__What you need to do__.
Write out the opening lines of the data word for word, up to and including the line with "(tD) at (1060,25)", and leave every picture and every later line out.

▶

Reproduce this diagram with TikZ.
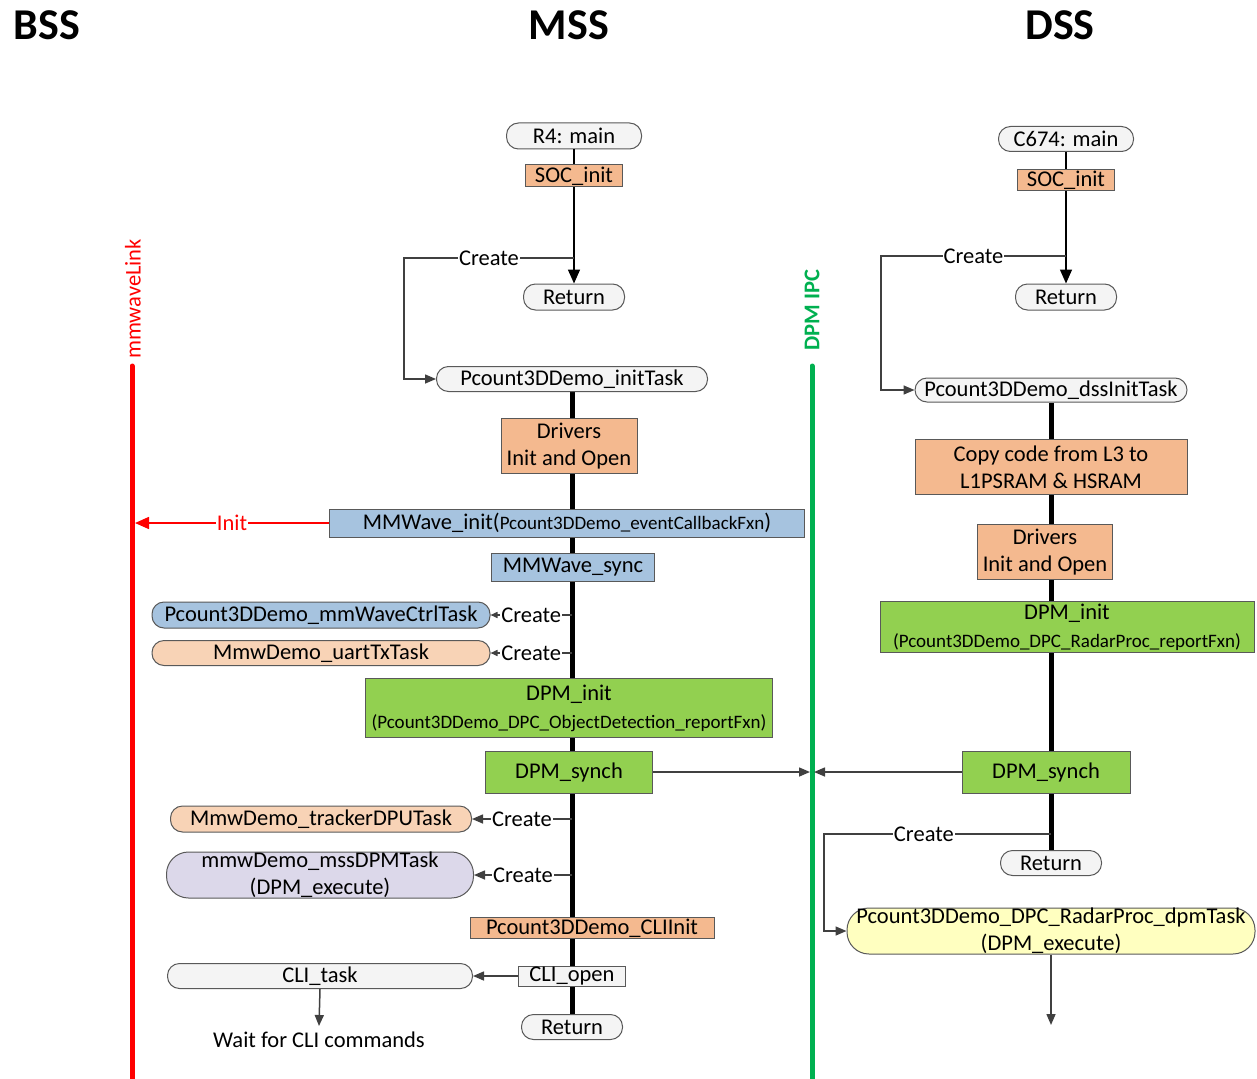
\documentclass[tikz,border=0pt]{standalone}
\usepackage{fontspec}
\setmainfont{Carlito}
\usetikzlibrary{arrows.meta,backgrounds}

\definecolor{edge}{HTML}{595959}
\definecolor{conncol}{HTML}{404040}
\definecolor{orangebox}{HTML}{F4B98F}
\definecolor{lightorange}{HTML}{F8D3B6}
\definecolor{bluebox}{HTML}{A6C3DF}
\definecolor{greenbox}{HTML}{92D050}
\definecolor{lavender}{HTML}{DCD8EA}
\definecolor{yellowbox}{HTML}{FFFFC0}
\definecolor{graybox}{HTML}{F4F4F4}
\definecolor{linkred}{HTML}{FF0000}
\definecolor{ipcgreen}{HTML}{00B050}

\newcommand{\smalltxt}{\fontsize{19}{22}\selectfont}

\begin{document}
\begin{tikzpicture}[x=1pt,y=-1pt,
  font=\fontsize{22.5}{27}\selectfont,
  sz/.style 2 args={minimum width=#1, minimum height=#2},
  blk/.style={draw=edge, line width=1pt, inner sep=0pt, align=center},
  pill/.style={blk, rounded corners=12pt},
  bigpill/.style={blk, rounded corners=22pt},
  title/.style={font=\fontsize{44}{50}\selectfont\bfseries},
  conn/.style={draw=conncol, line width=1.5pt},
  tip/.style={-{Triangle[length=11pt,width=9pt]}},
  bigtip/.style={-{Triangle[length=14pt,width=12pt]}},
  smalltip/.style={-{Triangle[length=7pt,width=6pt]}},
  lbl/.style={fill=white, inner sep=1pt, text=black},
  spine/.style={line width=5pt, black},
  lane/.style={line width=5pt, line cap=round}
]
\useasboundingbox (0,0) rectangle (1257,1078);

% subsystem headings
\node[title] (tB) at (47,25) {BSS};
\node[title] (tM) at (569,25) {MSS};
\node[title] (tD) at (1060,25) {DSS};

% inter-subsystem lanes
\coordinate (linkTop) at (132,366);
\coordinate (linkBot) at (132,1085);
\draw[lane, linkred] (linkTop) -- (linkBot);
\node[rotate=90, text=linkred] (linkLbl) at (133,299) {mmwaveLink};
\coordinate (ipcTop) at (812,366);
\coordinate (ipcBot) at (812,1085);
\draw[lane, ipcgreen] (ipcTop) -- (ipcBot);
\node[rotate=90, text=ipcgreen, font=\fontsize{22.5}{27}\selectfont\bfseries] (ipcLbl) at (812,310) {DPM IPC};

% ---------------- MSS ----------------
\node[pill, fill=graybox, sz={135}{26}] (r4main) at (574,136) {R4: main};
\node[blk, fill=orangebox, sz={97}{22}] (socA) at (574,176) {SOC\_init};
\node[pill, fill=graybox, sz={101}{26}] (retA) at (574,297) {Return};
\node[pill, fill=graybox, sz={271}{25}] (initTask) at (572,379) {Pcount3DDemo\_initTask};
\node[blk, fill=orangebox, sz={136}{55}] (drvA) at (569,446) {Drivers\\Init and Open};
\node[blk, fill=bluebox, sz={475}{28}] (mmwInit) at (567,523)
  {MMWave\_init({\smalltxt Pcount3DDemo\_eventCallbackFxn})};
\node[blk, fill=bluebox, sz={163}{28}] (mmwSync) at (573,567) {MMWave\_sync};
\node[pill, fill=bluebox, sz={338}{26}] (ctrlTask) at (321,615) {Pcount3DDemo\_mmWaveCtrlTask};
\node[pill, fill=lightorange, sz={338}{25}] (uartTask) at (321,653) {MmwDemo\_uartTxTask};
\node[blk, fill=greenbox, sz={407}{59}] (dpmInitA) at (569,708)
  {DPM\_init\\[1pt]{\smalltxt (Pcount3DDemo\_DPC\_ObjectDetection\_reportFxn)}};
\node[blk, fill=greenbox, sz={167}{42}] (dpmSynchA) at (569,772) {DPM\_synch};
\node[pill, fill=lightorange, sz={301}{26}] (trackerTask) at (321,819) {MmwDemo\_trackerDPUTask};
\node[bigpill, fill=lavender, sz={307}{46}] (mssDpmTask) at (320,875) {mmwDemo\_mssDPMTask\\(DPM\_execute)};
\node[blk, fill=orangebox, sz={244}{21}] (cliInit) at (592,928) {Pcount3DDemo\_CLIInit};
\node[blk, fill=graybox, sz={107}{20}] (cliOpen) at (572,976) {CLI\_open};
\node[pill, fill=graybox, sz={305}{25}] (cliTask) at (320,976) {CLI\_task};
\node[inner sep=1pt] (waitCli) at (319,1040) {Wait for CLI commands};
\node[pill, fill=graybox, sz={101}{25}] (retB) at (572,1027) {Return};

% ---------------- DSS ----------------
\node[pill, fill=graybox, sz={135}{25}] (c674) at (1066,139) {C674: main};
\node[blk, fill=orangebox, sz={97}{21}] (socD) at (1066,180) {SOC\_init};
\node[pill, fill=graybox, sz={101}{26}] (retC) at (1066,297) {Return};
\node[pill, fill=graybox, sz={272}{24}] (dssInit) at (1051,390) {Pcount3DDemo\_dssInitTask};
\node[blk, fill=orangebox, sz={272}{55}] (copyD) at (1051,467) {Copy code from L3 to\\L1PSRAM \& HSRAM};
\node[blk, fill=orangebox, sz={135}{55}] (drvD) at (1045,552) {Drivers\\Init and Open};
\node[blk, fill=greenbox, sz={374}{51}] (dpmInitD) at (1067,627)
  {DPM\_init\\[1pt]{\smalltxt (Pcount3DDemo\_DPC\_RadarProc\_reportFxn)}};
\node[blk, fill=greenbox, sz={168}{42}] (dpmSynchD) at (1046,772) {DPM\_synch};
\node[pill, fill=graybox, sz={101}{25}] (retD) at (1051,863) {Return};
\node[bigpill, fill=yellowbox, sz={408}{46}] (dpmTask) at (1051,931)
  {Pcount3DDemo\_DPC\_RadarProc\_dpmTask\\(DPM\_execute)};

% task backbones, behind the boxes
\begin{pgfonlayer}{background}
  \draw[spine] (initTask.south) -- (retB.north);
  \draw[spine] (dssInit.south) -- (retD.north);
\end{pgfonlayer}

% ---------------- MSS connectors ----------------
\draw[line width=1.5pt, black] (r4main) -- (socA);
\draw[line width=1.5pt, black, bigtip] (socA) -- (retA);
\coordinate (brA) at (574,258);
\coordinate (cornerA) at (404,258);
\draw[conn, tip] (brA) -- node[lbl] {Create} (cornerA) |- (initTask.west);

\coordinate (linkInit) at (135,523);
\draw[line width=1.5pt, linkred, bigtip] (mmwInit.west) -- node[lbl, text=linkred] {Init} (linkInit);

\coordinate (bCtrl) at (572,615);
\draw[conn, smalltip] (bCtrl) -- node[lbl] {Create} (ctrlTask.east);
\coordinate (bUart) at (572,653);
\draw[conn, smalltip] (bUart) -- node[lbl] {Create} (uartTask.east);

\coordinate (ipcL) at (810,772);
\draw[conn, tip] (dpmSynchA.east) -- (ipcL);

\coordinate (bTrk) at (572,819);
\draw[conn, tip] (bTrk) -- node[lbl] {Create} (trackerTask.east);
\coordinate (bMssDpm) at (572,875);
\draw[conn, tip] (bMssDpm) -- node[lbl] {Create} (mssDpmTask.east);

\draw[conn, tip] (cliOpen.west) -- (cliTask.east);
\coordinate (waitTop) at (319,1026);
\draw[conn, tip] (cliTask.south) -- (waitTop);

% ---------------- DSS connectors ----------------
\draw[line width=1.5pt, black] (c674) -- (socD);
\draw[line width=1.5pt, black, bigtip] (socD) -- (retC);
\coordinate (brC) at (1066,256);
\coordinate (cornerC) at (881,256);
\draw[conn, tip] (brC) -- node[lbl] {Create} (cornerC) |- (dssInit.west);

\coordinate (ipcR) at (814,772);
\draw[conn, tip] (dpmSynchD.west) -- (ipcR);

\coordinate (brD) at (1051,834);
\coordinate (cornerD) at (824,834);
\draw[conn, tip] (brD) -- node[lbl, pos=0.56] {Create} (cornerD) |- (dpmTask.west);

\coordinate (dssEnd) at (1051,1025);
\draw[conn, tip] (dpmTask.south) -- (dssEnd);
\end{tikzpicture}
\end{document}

◀

__Task output__.
Reproduce this diagram with TikZ.
\documentclass[tikz,border=0pt]{standalone}
\usepackage{fontspec}
\setmainfont{Carlito}
\usetikzlibrary{arrows.meta,backgrounds}

\definecolor{edge}{HTML}{595959}
\definecolor{conncol}{HTML}{404040}
\definecolor{orangebox}{HTML}{F4B98F}
\definecolor{lightorange}{HTML}{F8D3B6}
\definecolor{bluebox}{HTML}{A6C3DF}
\definecolor{greenbox}{HTML}{92D050}
\definecolor{lavender}{HTML}{DCD8EA}
\definecolor{yellowbox}{HTML}{FFFFC0}
\definecolor{graybox}{HTML}{F4F4F4}
\definecolor{linkred}{HTML}{FF0000}
\definecolor{ipcgreen}{HTML}{00B050}

\newcommand{\smalltxt}{\fontsize{19}{22}\selectfont}

\begin{document}
\begin{tikzpicture}[x=1pt,y=-1pt,
  font=\fontsize{22.5}{27}\selectfont,
  sz/.style 2 args={minimum width=#1, minimum height=#2},
  blk/.style={draw=edge, line width=1pt, inner sep=0pt, align=center},
  pill/.style={blk, rounded corners=12pt},
  bigpill/.style={blk, rounded corners=22pt},
  title/.style={font=\fontsize{44}{50}\selectfont\bfseries},
  conn/.style={draw=conncol, line width=1.5pt},
  tip/.style={-{Triangle[length=11pt,width=9pt]}},
  bigtip/.style={-{Triangle[length=14pt,width=12pt]}},
  smalltip/.style={-{Triangle[length=7pt,width=6pt]}},
  lbl/.style={fill=white, inner sep=1pt, text=black},
  spine/.style={line width=5pt, black},
  lane/.style={line width=5pt, line cap=round}
]
\useasboundingbox (0,0) rectangle (1257,1078);

% subsystem headings
\node[title] (tB) at (47,25) {BSS};
\node[title] (tM) at (569,25) {MSS};
\node[title] (tD) at (1060,25) {DSS};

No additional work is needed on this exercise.